I’m trying to wrap my head around the total context window length. When I’m in ChatGPT, I know I can do a few pages of text before I lose the context and it stops remembering what I posted originally.
Is there a way to get that same context window size with the API? I get the impression that each API call is independent from the previous ones, so you lose the context window very quickly,
In my case, I have prompts that hover around 1K tokens and the complete response easily takes more than that.
Is there a way to feed the API with previous answers so it can reproduce the ChatGPT behavior? If so, where can I find examples/documentation for that?
The ChatGPT web portal is still using the API behind the curtain, it just manages the context lengths and strips text from the start of the buffer as new elements arrive in, it also leaves a gap for any newly generated contents. It still sends everything from scratch every time you press send, it just obfuscates that fact to produce a convincing chat experience.
Hmmm… OK, I’ll buy that. But from your description, it seems like ChatGPT has a way to break the 2K/4K limit imposed by the use of the API.
I’m pretty sure that (for now) the 8K window is sufficient for my needs.
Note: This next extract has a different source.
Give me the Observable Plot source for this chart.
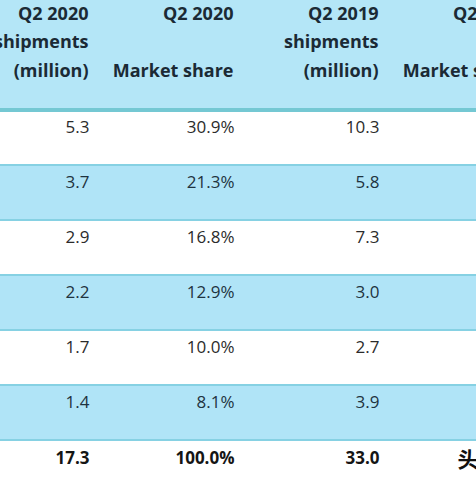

I checked some of the conversations I have and the longest one I found was under 8K. Hitting the 6K mark is pretty common though.
Is there a documented way to replicate that behavior?
Sure, you can set the API to any value up to the maximum context, so long as you leave room for your prompt.
Hmmm… OK, I was testing with the playground which limits everything to 4K. I didn’t try with separate calls in Python or something like that. Let me try that, then.